- **Task objective**
Repeat all of the material below exactly as written, images excluded.

____ Provided material

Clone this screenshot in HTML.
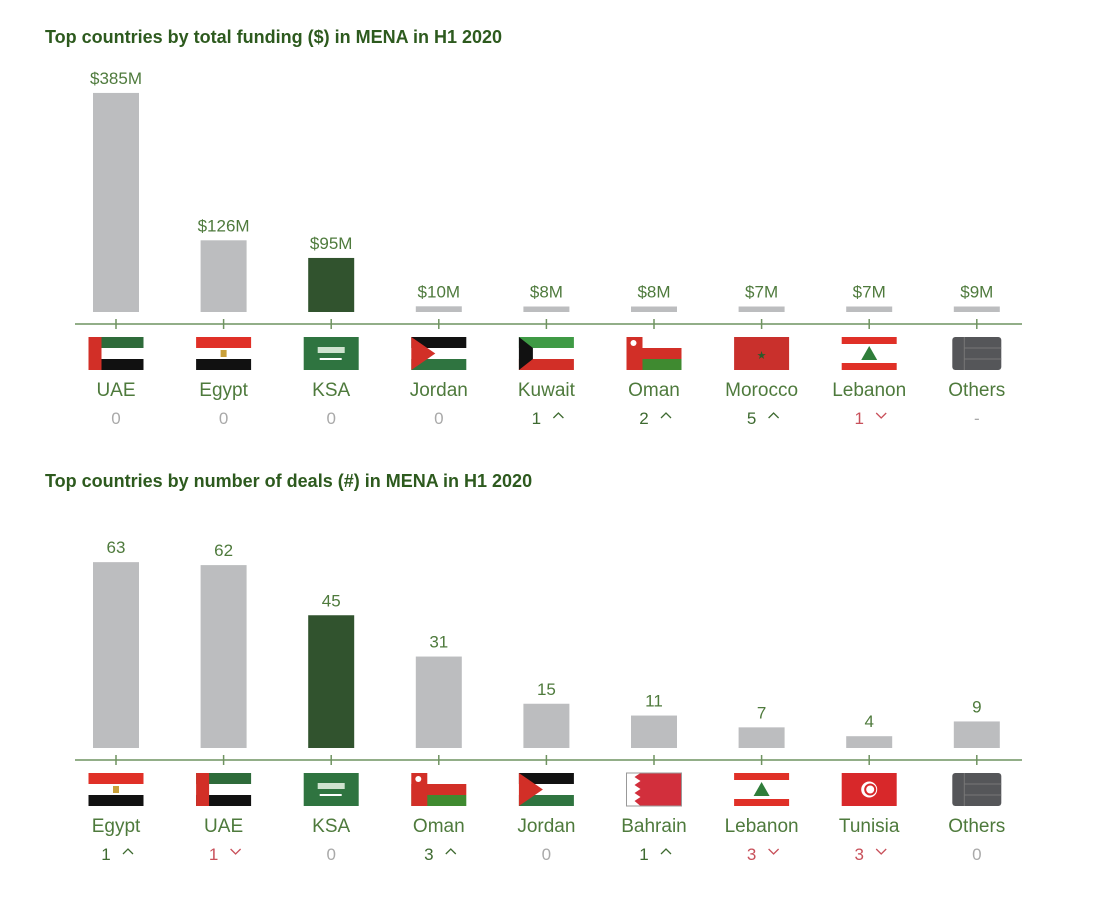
<!DOCTYPE html>
<html><head><meta charset="utf-8"><style>
body{margin:0;background:#fff;font-family:"Liberation Sans",sans-serif;}
svg{display:block}
</style></head><body>
<svg id="c" width="1094" height="898">
<text x="45" y="43" font-size="18" font-weight="bold" fill="#2d5a1e">Top countries by total funding ($) in MENA in H1 2020</text>
<text x="45" y="487" font-size="18" font-weight="bold" fill="#2d5a1e">Top countries by number of deals (#) in MENA in H1 2020</text>
</svg>
<script>
const fundCats=["UAE","Egypt","KSA","Jordan","Kuwait","Oman","Morocco","Lebanon","Others"];
const fundVals=[385,126,95,10,8,8,7,7,9];
const fundLabels=["$385M","$126M","$95M","$10M","$8M","$8M","$7M","$7M","$9M"];
const fundRanks=["0","0","0","0","1 ^","2 ^","5 ^","1 v","-"];
const dealCats=["Egypt","UAE","KSA","Oman","Jordan","Bahrain","Lebanon","Tunisia","Others"];
const dealVals=[63,62,45,31,15,11,7,4,9];
const dealLabels=["63","62","45","31","15","11","7","4","9"];
const dealRanks=["1 ^","1 v","0","3 ^","0","1 ^","3 v","3 v","0"];

const NS="http://www.w3.org/2000/svg",svg=document.getElementById('c');
function mk(t,a,p){const e=document.createElementNS(NS,t);for(const k in a)e.setAttribute(k,a[k]);(p||svg).appendChild(e);return e;}
const xc=i=>116+i*107.6;
function flag(name,x,y,g){
 const w=55,h=33,x0=x-w/2;
 const R=(a,b,c,d,f)=>mk('rect',{x:x0+a,y:y+b,width:c,height:d,fill:f},g);
 if(name=="UAE"){R(0,0,w,11,"#2e6b3a");R(0,11,w,11,"#fff");R(0,22,w,11,"#111");R(0,0,13,h,"#d22f27");}
 else if(name=="Egypt"){R(0,0,w,11,"#e03027");R(0,11,w,11,"#fff");R(0,22,w,11,"#111");R(w/2-3,13,6,7,"#c9a03a");}
 else if(name=="KSA"){R(0,0,w,h,"#2f7440");R(14,10,27,6,"#cfe3cf");R(16,21,22,2,"#fff");}
 else if(name=="Jordan"){R(0,0,w,11,"#111");R(0,11,w,11,"#fff");R(0,22,w,11,"#2f7440");mk('polygon',{points:`${x0},${y} ${x0+24},${y+h/2} ${x0},${y+h}`,fill:"#d22f27"},g);}
 else if(name=="Kuwait"){R(0,0,w,11,"#3f9a45");R(0,11,w,11,"#fff");R(0,22,w,11,"#d22f27");mk('polygon',{points:`${x0},${y} ${x0+14},${y+11} ${x0+14},${y+22} ${x0},${y+h}`,fill:"#111"},g);}
 else if(name=="Oman"){R(0,0,w,11,"#fff");R(0,11,w,11,"#d22f27");R(0,22,w,11,"#3f8a30");R(0,0,16,h,"#d22f27");mk('circle',{cx:x0+7,cy:y+6,r:3,fill:"#fff"},g);}
 else if(name=="Morocco"){R(0,0,w,h,"#c9302c");mk('text',{x:x,y:y+22,'font-size':11,fill:"#2a5a2a",'text-anchor':'middle'},g).textContent="★";}
 else if(name=="Lebanon"){R(0,0,w,h,"#fff");R(0,0,w,7,"#e03027");R(0,26,w,7,"#e03027");mk('polygon',{points:`${x},${y+9} ${x+8},${y+23} ${x-8},${y+23}`,fill:"#2f7d3a"},g);}
 else if(name=="Bahrain"){R(0,0,w,h,"#d22f3c");mk('polygon',{points:`${x0},${y} ${x0+14},${y} ${x0+8},${y+4} ${x0+14},${y+8} ${x0+8},${y+12} ${x0+14},${y+16} ${x0+8},${y+20} ${x0+14},${y+24} ${x0+8},${y+28} ${x0+14},${y+33} ${x0},${y+33}`,fill:"#fff"},g);mk('rect',{x:x0,y:y,width:w,height:h,fill:"none",stroke:"#999","stroke-width":1},g);}
 else if(name=="Tunisia"){R(0,0,w,h,"#d8282a");mk('circle',{cx:x,cy:y+h/2,r:8,fill:"#fff"},g);mk('circle',{cx:x+1,cy:y+h/2,r:5,fill:"none",stroke:"#d8282a","stroke-width":2},g);}
 else {mk('rect',{x:x0+3,y:y,width:w-6,height:h,rx:3,fill:"#555659"},g);mk('line',{x1:x0+15,y1:y,x2:x0+15,y2:y+h,stroke:"#777"},g);mk('line',{x1:x0+15,y1:y+11,x2:x0+w-3,y2:y+11,stroke:"#777"},g);mk('line',{x1:x0+15,y1:y+22,x2:x0+w-3,y2:y+22,stroke:"#777"},g);}
}
function chart(id,cats,vals,labels,ranks,base,scale,minH){
 const axis=base+12;
 const g=mk('g',{});
 const l=mk('line',{x1:75,x2:1022,y1:axis,y2:axis,stroke:"#6f9360","stroke-width":1.5},g);
 
 cats.forEach((c,i)=>{
  const x=xc(i),h=Math.max(minH,vals[i]*scale);
  const b=mk('rect',{x:x-23,y:base-h,width:46,height:h,fill:c=="KSA"?"#31532e":"#bcbdbf"},g);
  
  const vt=mk('text',{x:x,y:base-h-9,'font-size':17,fill:"#4e7a3c",'text-anchor':'middle'},g);vt.textContent=labels[i];
  
  mk('line',{x1:x,x2:x,y1:axis-5,y2:axis+5,stroke:"#6f9360","stroke-width":1.5},g);
  flag(c,x,axis+13,g);
  const nt=mk('text',{x:x,y:axis+72,'font-size':19,fill:"#4e7a3c",'text-anchor':'middle'},g);nt.textContent=c;
  
  const r=ranks[i],up=r.endsWith("^"),dn=r.endsWith("v");
  const col=up?"#3e6a30":dn?"#c8505a":"#a9a9a9";
  const num=(up||dn)?r.split(" ")[0]:r;
  const rt=mk('text',{x:(up||dn)?x-10:x,y:axis+100,'font-size':17,fill:col,'text-anchor':'middle'},g);rt.textContent=num;
  
  if(up)mk('polyline',{points:`${x+7},${axis+94} ${x+12},${axis+89} ${x+17},${axis+94}`,fill:"none",stroke:col,"stroke-width":1.3},g);
  if(dn)mk('polyline',{points:`${x+7},${axis+89} ${x+12},${axis+94} ${x+17},${axis+89}`,fill:"none",stroke:col,"stroke-width":1.3},g);
 });
}
chart('funding-chart',fundCats,fundVals,fundLabels,fundRanks,312,0.569,5.5);
chart('deals-chart',dealCats,dealVals,dealLabels,dealRanks,748,2.95,5);
</script>
</body></html>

________

- **Reply**
Clone this screenshot in HTML.
<!DOCTYPE html>
<html><head><meta charset="utf-8"><style>
body{margin:0;background:#fff;font-family:"Liberation Sans",sans-serif;}
svg{display:block}
</style></head><body>
<svg id="c" width="1094" height="898">
<text x="45" y="43" font-size="18" font-weight="bold" fill="#2d5a1e">Top countries by total funding ($) in MENA in H1 2020</text>
<text x="45" y="487" font-size="18" font-weight="bold" fill="#2d5a1e">Top countries by number of deals (#) in MENA in H1 2020</text>
</svg>
<script>
const fundCats=["UAE","Egypt","KSA","Jordan","Kuwait","Oman","Morocco","Lebanon","Others"];
const fundVals=[385,126,95,10,8,8,7,7,9];
const fundLabels=["$385M","$126M","$95M","$10M","$8M","$8M","$7M","$7M","$9M"];
const fundRanks=["0","0","0","0","1 ^","2 ^","5 ^","1 v","-"];
const dealCats=["Egypt","UAE","KSA","Oman","Jordan","Bahrain","Lebanon","Tunisia","Others"];
const dealVals=[63,62,45,31,15,11,7,4,9];
const dealLabels=["63","62","45","31","15","11","7","4","9"];
const dealRanks=["1 ^","1 v","0","3 ^","0","1 ^","3 v","3 v","0"];

const NS="http://www.w3.org/2000/svg",svg=document.getElementById('c');
function mk(t,a,p){const e=document.createElementNS(NS,t);for(const k in a)e.setAttribute(k,a[k]);(p||svg).appendChild(e);return e;}
const xc=i=>116+i*107.6;
function flag(name,x,y,g){
 const w=55,h=33,x0=x-w/2;
 const R=(a,b,c,d,f)=>mk('rect',{x:x0+a,y:y+b,width:c,height:d,fill:f},g);
 if(name=="UAE"){R(0,0,w,11,"#2e6b3a");R(0,11,w,11,"#fff");R(0,22,w,11,"#111");R(0,0,13,h,"#d22f27");}
 else if(name=="Egypt"){R(0,0,w,11,"#e03027");R(0,11,w,11,"#fff");R(0,22,w,11,"#111");R(w/2-3,13,6,7,"#c9a03a");}
 else if(name=="KSA"){R(0,0,w,h,"#2f7440");R(14,10,27,6,"#cfe3cf");R(16,21,22,2,"#fff");}
 else if(name=="Jordan"){R(0,0,w,11,"#111");R(0,11,w,11,"#fff");R(0,22,w,11,"#2f7440");mk('polygon',{points:`${x0},${y} ${x0+24},${y+h/2} ${x0},${y+h}`,fill:"#d22f27"},g);}
 else if(name=="Kuwait"){R(0,0,w,11,"#3f9a45");R(0,11,w,11,"#fff");R(0,22,w,11,"#d22f27");mk('polygon',{points:`${x0},${y} ${x0+14},${y+11} ${x0+14},${y+22} ${x0},${y+h}`,fill:"#111"},g);}
 else if(name=="Oman"){R(0,0,w,11,"#fff");R(0,11,w,11,"#d22f27");R(0,22,w,11,"#3f8a30");R(0,0,16,h,"#d22f27");mk('circle',{cx:x0+7,cy:y+6,r:3,fill:"#fff"},g);}
 else if(name=="Morocco"){R(0,0,w,h,"#c9302c");mk('text',{x:x,y:y+22,'font-size':11,fill:"#2a5a2a",'text-anchor':'middle'},g).textContent="★";}
 else if(name=="Lebanon"){R(0,0,w,h,"#fff");R(0,0,w,7,"#e03027");R(0,26,w,7,"#e03027");mk('polygon',{points:`${x},${y+9} ${x+8},${y+23} ${x-8},${y+23}`,fill:"#2f7d3a"},g);}
 else if(name=="Bahrain"){R(0,0,w,h,"#d22f3c");mk('polygon',{points:`${x0},${y} ${x0+14},${y} ${x0+8},${y+4} ${x0+14},${y+8} ${x0+8},${y+12} ${x0+14},${y+16} ${x0+8},${y+20} ${x0+14},${y+24} ${x0+8},${y+28} ${x0+14},${y+33} ${x0},${y+33}`,fill:"#fff"},g);mk('rect',{x:x0,y:y,width:w,height:h,fill:"none",stroke:"#999","stroke-width":1},g);}
 else if(name=="Tunisia"){R(0,0,w,h,"#d8282a");mk('circle',{cx:x,cy:y+h/2,r:8,fill:"#fff"},g);mk('circle',{cx:x+1,cy:y+h/2,r:5,fill:"none",stroke:"#d8282a","stroke-width":2},g);}
 else {mk('rect',{x:x0+3,y:y,width:w-6,height:h,rx:3,fill:"#555659"},g);mk('line',{x1:x0+15,y1:y,x2:x0+15,y2:y+h,stroke:"#777"},g);mk('line',{x1:x0+15,y1:y+11,x2:x0+w-3,y2:y+11,stroke:"#777"},g);mk('line',{x1:x0+15,y1:y+22,x2:x0+w-3,y2:y+22,stroke:"#777"},g);}
}
function chart(id,cats,vals,labels,ranks,base,scale,minH){
 const axis=base+12;
 const g=mk('g',{});
 const l=mk('line',{x1:75,x2:1022,y1:axis,y2:axis,stroke:"#6f9360","stroke-width":1.5},g);
 
 cats.forEach((c,i)=>{
  const x=xc(i),h=Math.max(minH,vals[i]*scale);
  const b=mk('rect',{x:x-23,y:base-h,width:46,height:h,fill:c=="KSA"?"#31532e":"#bcbdbf"},g);
  
  const vt=mk('text',{x:x,y:base-h-9,'font-size':17,fill:"#4e7a3c",'text-anchor':'middle'},g);vt.textContent=labels[i];
  
  mk('line',{x1:x,x2:x,y1:axis-5,y2:axis+5,stroke:"#6f9360","stroke-width":1.5},g);
  flag(c,x,axis+13,g);
  const nt=mk('text',{x:x,y:axis+72,'font-size':19,fill:"#4e7a3c",'text-anchor':'middle'},g);nt.textContent=c;
  
  const r=ranks[i],up=r.endsWith("^"),dn=r.endsWith("v");
  const col=up?"#3e6a30":dn?"#c8505a":"#a9a9a9";
  const num=(up||dn)?r.split(" ")[0]:r;
  const rt=mk('text',{x:(up||dn)?x-10:x,y:axis+100,'font-size':17,fill:col,'text-anchor':'middle'},g);rt.textContent=num;
  
  if(up)mk('polyline',{points:`${x+7},${axis+94} ${x+12},${axis+89} ${x+17},${axis+94}`,fill:"none",stroke:col,"stroke-width":1.3},g);
  if(dn)mk('polyline',{points:`${x+7},${axis+89} ${x+12},${axis+94} ${x+17},${axis+89}`,fill:"none",stroke:col,"stroke-width":1.3},g);
 });
}
chart('funding-chart',fundCats,fundVals,fundLabels,fundRanks,312,0.569,5.5);
chart('deals-chart',dealCats,dealVals,dealLabels,dealRanks,748,2.95,5);
</script>
</body></html>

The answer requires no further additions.